If you look at the graphics of all the three GK-games I think a combination of paintings, photos and 3D is a very logical choice.

Is it? Perhaps by some alien Mr.Spock-logic that completely ignores aesthetics.
But maybe you simply misunderstood me. I wasn’t talking about the characters vs environment. I think a slight difference is excusable here, if it’s consistent or intentional.  I was talking about the scenes themselves, which are frankenstiened together pretty poorly, in my opinion. The problem is not the nature of the material, the problem is it’s still obvious what’s what. For example a photograph sits right besides a 3D element or another photo which is obviously from a different environment with different lighting and sometimes even the wrong perspective or scale. Many elements stand out oddly and the style changes between scenes, too. This is nothing we have to agree or disagree on, this is simply a fact.

 

subbi - 06 November 2014 06:21 AM

Cartoony settings are easier to polish up to higher resolutions than going for a realistic style. I think that was mentioned already earlier.
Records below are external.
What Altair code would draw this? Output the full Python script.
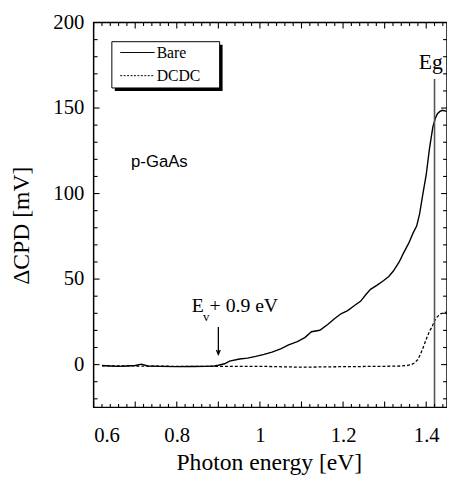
import altair as alt
import pandas as pd

# ---- data ----
bare_e = [0.62, 0.64, 0.66, 0.68, 0.70, 0.715, 0.73, 0.76, 0.80, 0.84, 0.87, 0.89, 0.90,
          0.915, 0.927, 0.951, 0.97, 0.990, 1.010, 1.029, 1.050, 1.069, 1.090, 1.108, 1.124,
          1.144, 1.163, 1.180, 1.195, 1.211, 1.230, 1.242, 1.255, 1.266, 1.282, 1.297,
          1.310, 1.321, 1.335, 1.345, 1.358, 1.368, 1.377, 1.384, 1.392, 1.400, 1.408,
          1.416, 1.422, 1.427, 1.433, 1.439, 1.449]
bare_v = [-0.5, -0.8, -1.0, -0.8, -0.5, 0.3, -0.8, -1.0, -1.2, -1.1, -1.0, -0.8, -0.4,
          0.5, 2.0, 3.3, 3.8, 4.8, 6.0, 7.3, 9.2, 11.5, 13.5, 15.8, 19.2,
          20.1, 23.4, 27.0, 29.7, 31.6, 35.0, 37.0, 41.0, 44.0, 46.5, 49.0,
          51.5, 54.7, 60.0, 65.0, 71.0, 76.7, 81.0, 88.0, 99.8, 111.0, 126.6,
          139.0, 144.0, 146.7, 148.0, 148.7, 148.0]

dcdc_e = [0.62, 0.70, 0.80, 0.90, 1.00, 1.10, 1.20, 1.30, 1.34, 1.355, 1.364, 1.372,
          1.380, 1.386, 1.392, 1.398, 1.404, 1.409, 1.414, 1.418, 1.423, 1.429, 1.435, 1.442, 1.449]
dcdc_v = [-0.8, -0.8, -1.0, -1.0, -1.0, -1.5, -1.2, -1.0, -0.8, -0.5, 0.0, 1.0,
          3.0, 6.0, 9.6, 13.5, 17.3, 20.0, 22.0, 24.5, 27.0, 28.5, 29.7, 30.3, 30.7]

x_label_values = [0.6, 0.8, 1.0, 1.2, 1.4]
y_label_values = [0, 50, 100, 150, 200]
x_major_ticks = [0.6, 0.7, 0.8, 0.9, 1.0, 1.1, 1.2, 1.3, 1.4]
x_minor_ticks = [round(0.6 + 0.02 * i, 2) for i in range(43) if i % 5 != 0]
y_major_ticks = [0, 50, 100, 150]
y_minor_ticks = [v for v in range(-20, 200, 10) if v % 50 != 0]

eg_energy = [1.42]
eg_top = [167]
eg_bottom = [-25]

W, H = 359, 391
SERIF = "Liberation Serif"
SANS = "Liberation Sans"

xs = alt.Scale(domain=[0.6, 1.45], nice=False, zero=False)
ys = alt.Scale(domain=[-25, 200], nice=False, zero=False)

bare = pd.DataFrame({"e": bare_e, "v": bare_v})
dcdc = pd.DataFrame({"e": dcdc_e, "v": dcdc_v})

x_axis = alt.Axis(values=x_label_values, format=".1~f", title="Photon energy [eV]",
                  labelFont=SERIF, labelFontSize=21, labelColor="black",
                  labelBaseline="alphabetic", labelPadding=35, ticks=False, domain=False,
                  grid=False, tickSize=0,
                  titleFont=SERIF, titleFontSize=24, titleFontWeight="normal", titleColor="black",
                  titleX=178, titleY=63, titleBaseline="alphabetic", titleAlign="center")
y_axis = alt.Axis(values=y_label_values, format="d", title="ΔCPD [mV]",
                  labelFont=SERIF, labelFontSize=21, labelColor="black",
                  labelPadding=10, ticks=False, domain=False, grid=False, tickSize=0,
                  labelBaseline="middle",
                  titleFont=SERIF, titleFontSize=24, titleFontWeight="normal", titleColor="black",
                  titleX=-73, titleY=206, titleAngle=270, titleAlign="center",
                  titleBaseline="middle")


def X(field):
    return alt.X(field, type="quantitative", scale=xs, axis=x_axis)


def Y(field):
    return alt.Y(field, type="quantitative", scale=ys, axis=y_axis)


bare_line = alt.Chart(bare).mark_line(color="black", strokeWidth=1.4, clip=True).encode(
    x=X("e"), y=Y("v"))
dcdc_line = alt.Chart(dcdc).mark_line(color="black", strokeWidth=1.3, strokeDash=[3, 2],
                                      clip=True).encode(x=X("e"), y=Y("v"))

eg_df = pd.DataFrame({"e": eg_energy, "v": eg_top, "v2": eg_bottom})
eg_rule = alt.Chart(eg_df).mark_rule(color="#555555", strokeWidth=1.6).encode(
    x=X("e"), y=Y("v"), y2="v2:Q")


# ---- ticks (inward, all four sides) ----
def xticks(vals, length, bottom=True):
    df = pd.DataFrame({"e": vals})
    y1, y2 = (H, H - length) if bottom else (0, length)
    return alt.Chart(df).mark_rule(color="black", strokeWidth=1.1).encode(
        x=X("e"), y=alt.value(y1), y2=alt.value(y2))


def yticks(vals, length, left=True):
    df = pd.DataFrame({"v": vals})
    x1, x2 = (0, length) if left else (W, W - length)
    return alt.Chart(df).mark_rule(color="black", strokeWidth=1.1).encode(
        y=Y("v"), x=alt.value(x1), x2=alt.value(x2))


ticks = [
    xticks(x_major_ticks, 6, True), xticks(x_minor_ticks, 3.5, True),
    xticks(x_major_ticks, 6, False), xticks(x_minor_ticks, 3.5, False),
    yticks(y_major_ticks, 6, True), yticks(y_minor_ticks, 4, True),
    yticks(y_major_ticks, 6, False), yticks(y_minor_ticks, 4, False),
]


# ---- annotations ----
def text(df, **kw):
    return alt.Chart(df).mark_text(color="black", **kw).encode(
        x=X("e"), y=Y("v"), text="t:N")


eg_text = text(pd.DataFrame({"e": [1.411], "v": [172.6], "t": ["Eg"]}),
               font=SERIF, fontSize=22, align="center", baseline="alphabetic")
gaas_text = text(pd.DataFrame({"e": [0.69], "v": [115.6], "t": ["p-GaAs"]}),
                 font=SANS, fontSize=17, align="left", baseline="alphabetic")
ev_text = text(pd.DataFrame({"e": [0.836], "v": [30.8], "t": ["E"]}),
               font=SERIF, fontSize=20, align="left", baseline="alphabetic")
ev_sub = text(pd.DataFrame({"e": [0.863], "v": [25.5], "t": ["v"]}),
              font=SERIF, fontSize=13, align="left", baseline="alphabetic")
ev_rest = text(pd.DataFrame({"e": [0.879], "v": [30.8], "t": ["+ 0.9 eV"]}),
               font=SERIF, fontSize=20, align="left", baseline="alphabetic")

arrow_df = pd.DataFrame({"e": [0.9], "v": [22.0], "v2": [6.0]})
arrow_shaft = alt.Chart(arrow_df).mark_rule(color="black", strokeWidth=1.3).encode(
    x=X("e"), y=Y("v"), y2="v2:Q")
arrow_head = alt.Chart(arrow_df).mark_point(
    shape="M-0.7,-1.6L0,0L0.7,-1.6", filled=False, color="black", strokeWidth=1.3,
    size=30, opacity=1).encode(x=X("e"), y=Y("v2"))

# ---- legend box (drawn by hand) ----
lg = pd.DataFrame({"k": [0]})
shadow = alt.Chart(lg).mark_rect(color="black").encode(
    x=alt.value(21.5), x2=alt.value(131), y=alt.value(22.5), y2=alt.value(69.5))
box = alt.Chart(lg).mark_rect(fill="white", stroke="black", strokeWidth=1).encode(
    x=alt.value(18.5), x2=alt.value(128), y=alt.value(19.5), y2=alt.value(66.5))
leg_bare = alt.Chart(lg).mark_rule(color="black", strokeWidth=1).encode(
    x=alt.value(27), x2=alt.value(62), y=alt.value(30.5))
leg_dcdc = alt.Chart(lg).mark_rule(color="black", strokeWidth=1, strokeDash=[2, 1.5]).encode(
    x=alt.value(27), x2=alt.value(62), y=alt.value(54))
leg_t1 = alt.Chart(lg).mark_text(font=SERIF, fontSize=16, align="left", baseline="middle",
                                 color="black", text="Bare").encode(
    x=alt.value(64), y=alt.value(31))
leg_t2 = alt.Chart(lg).mark_text(font=SERIF, fontSize=16, align="left", baseline="middle",
                                 color="black", text="DCDC").encode(
    x=alt.value(64), y=alt.value(54.5))

chart = alt.layer(
    bare_line, dcdc_line, eg_rule, *ticks,
    eg_text, gaas_text, ev_text, ev_sub, ev_rest, arrow_shaft, arrow_head,
    shadow, box, leg_bare, leg_dcdc, leg_t1, leg_t2,
).properties(
    width=W, height=H,
    autosize=alt.AutoSizeParams(type="none"),
    padding={"left": 87, "top": 11, "right": 0, "bottom": 67},
).configure_view(stroke="black", strokeWidth=1.5)

chart.save("out.html", embed_options={"renderer": "svg", "actions": False})
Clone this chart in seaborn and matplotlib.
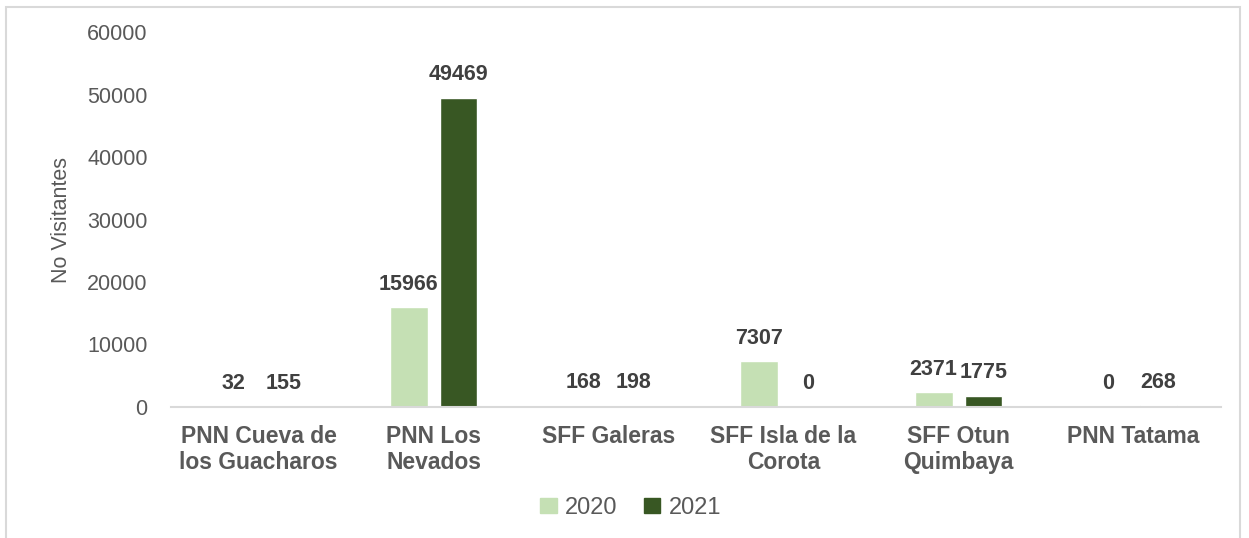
import matplotlib
matplotlib.use('Agg')
import matplotlib.pyplot as plt
import matplotlib.patches as mpatches
import pandas as pd
import seaborn as sns

# data
areas = ['PNN Cueva de\nlos Guacharos', 'PNN Los\nNevados', 'SFF Galeras',
         'SFF Isla de la\nCorota', 'SFF Otun\nQuimbaya', 'PNN Tatama']
years = ['2020', '2021']
visitors_2020 = [32, 15966, 168, 7307, 2371, 0]
visitors_2021 = [155, 49469, 198, 0, 1775, 268]
y_ticks = [0, 10000, 20000, 30000, 40000, 50000, 60000]

colors = ['#C5E0B4', '#385723']
text_grey = '#595959'
label_dark = '#404040'

df = pd.DataFrame({
    'area': areas * 2,
    'year': [years[0]] * len(areas) + [years[1]] * len(areas),
    'visitors': visitors_2020 + visitors_2021,
})

sns.set_style('white')
plt.rcParams['font.family'] = ['Liberation Sans', 'DejaVu Sans']

fig = plt.figure(figsize=(12.49, 5.38), dpi=100)
ax = fig.add_axes([0.137, 0.2435, 0.8406, 0.697])

sns.barplot(data=df, x='area', y='visitors', hue='year', order=areas,
            hue_order=years, palette=colors, width=0.57, gap=0.24,
            saturation=1, ax=ax, legend=False)

for cont in ax.containers:
    ax.bar_label(cont, fmt='%d', padding=9, fontsize=15.5, fontweight='bold',
                 color=label_dark)

ax.set_xlim(-0.5, len(areas) - 0.5)
ax.set_ylim(0, 60000)
ax.set_yticks(y_ticks)
ax.set_yticklabels([str(v) for v in y_ticks], fontsize=15.5, color=text_grey)
ax.tick_params(axis='y', length=0, pad=17)
ax.tick_params(axis='x', length=0, pad=13)
for lbl in ax.get_xticklabels():
    lbl.set_fontsize(16.5)
    lbl.set_fontweight('bold')
    lbl.set_color(text_grey)
    lbl.set_linespacing(1.15)

ax.set_xlabel('')
ax.set_ylabel('No Visitantes', fontsize=15.5, color=text_grey, labelpad=11)

for side in ['top', 'right', 'left']:
    ax.spines[side].set_visible(False)
ax.spines['bottom'].set_color('#D9D9D9')
ax.spines['bottom'].set_linewidth(1.5)

handles = [mpatches.Patch(color=c, label=y) for c, y in zip(colors, years)]
leg = fig.legend(handles=handles, loc='center', bbox_to_anchor=(0.505, 0.056),
                 ncol=2, frameon=False, fontsize=17, handlelength=0.7,
                 handleheight=0.55, handletextpad=0.35, columnspacing=1.1)
for t in leg.get_texts():
    t.set_color(text_grey)

# light chart border
border = mpatches.Rectangle((6 / 1249, -0.01), (1240 - 6) / 1249, 1.01 - 7 / 538,
                            transform=fig.transFigure, fill=False,
                            edgecolor='#D9D9D9', linewidth=1.5)
fig.patches.append(border)

fig.savefig('out.png', dpi=100)
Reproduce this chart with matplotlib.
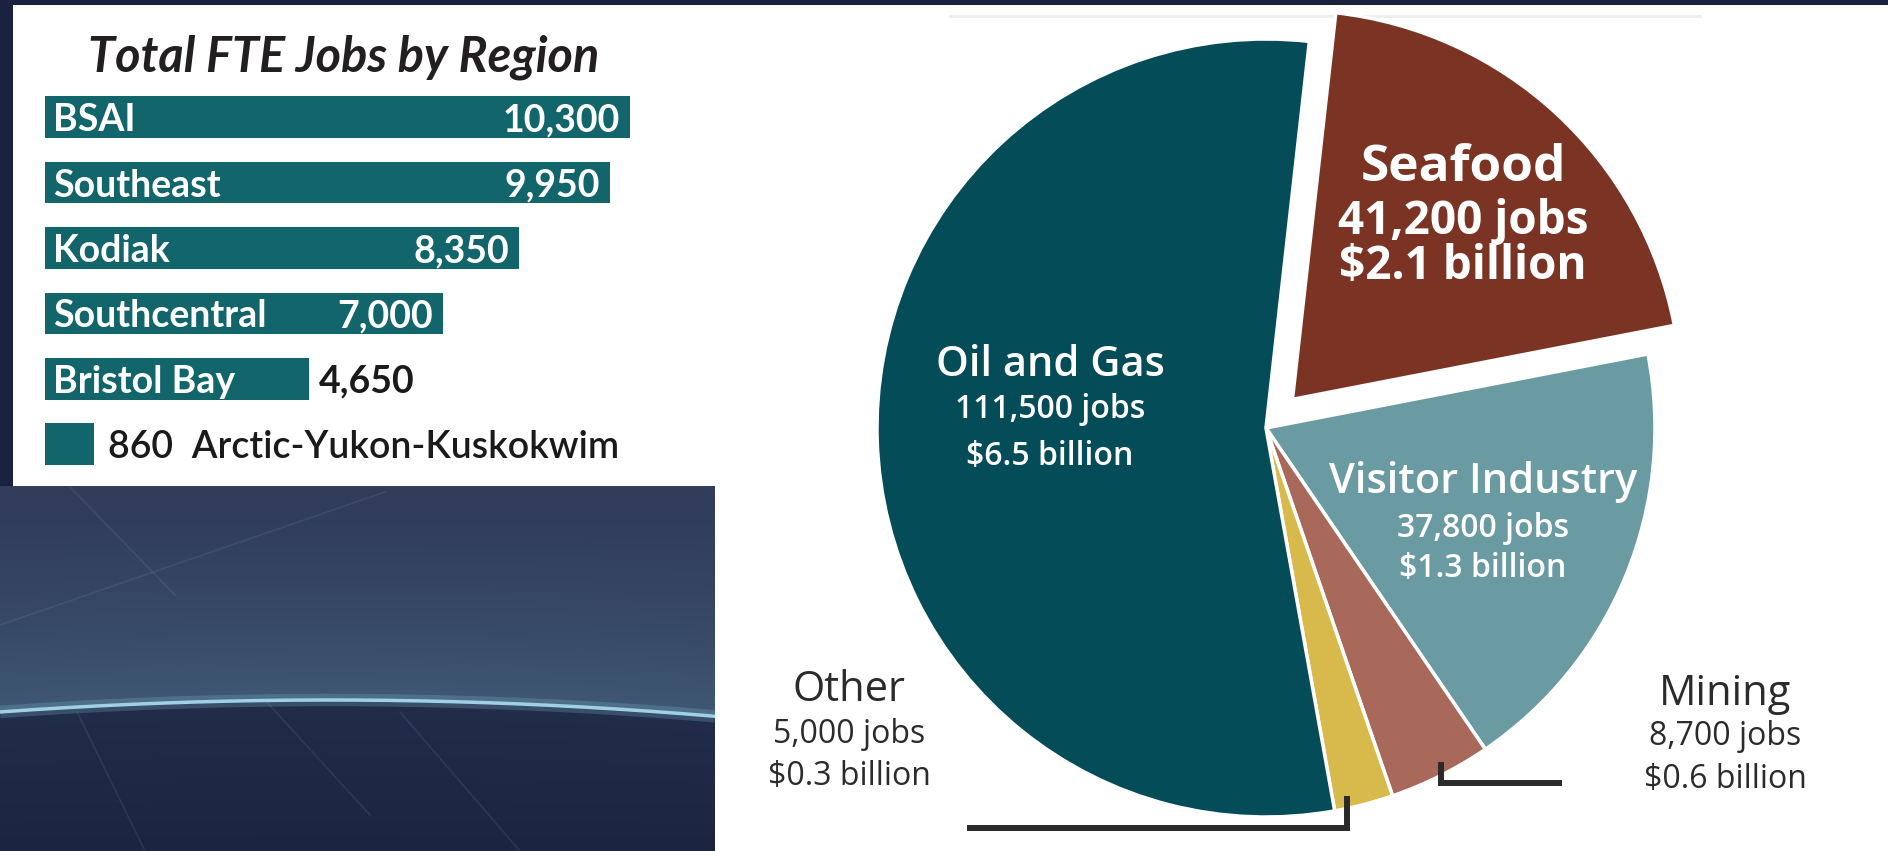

I think there’s a reason why the cutscenes were received almost entirely positively. What’s easy or hard to do doesn’t matter for the player, only if it’s well done or poorly. Except for some fans of course, who are apparently willing to cut anything created for their favorite genre an incredible amount of slack or are simply used to ignore poor production values as long as the story is captivating enough. In the end that’s up to everyone individually.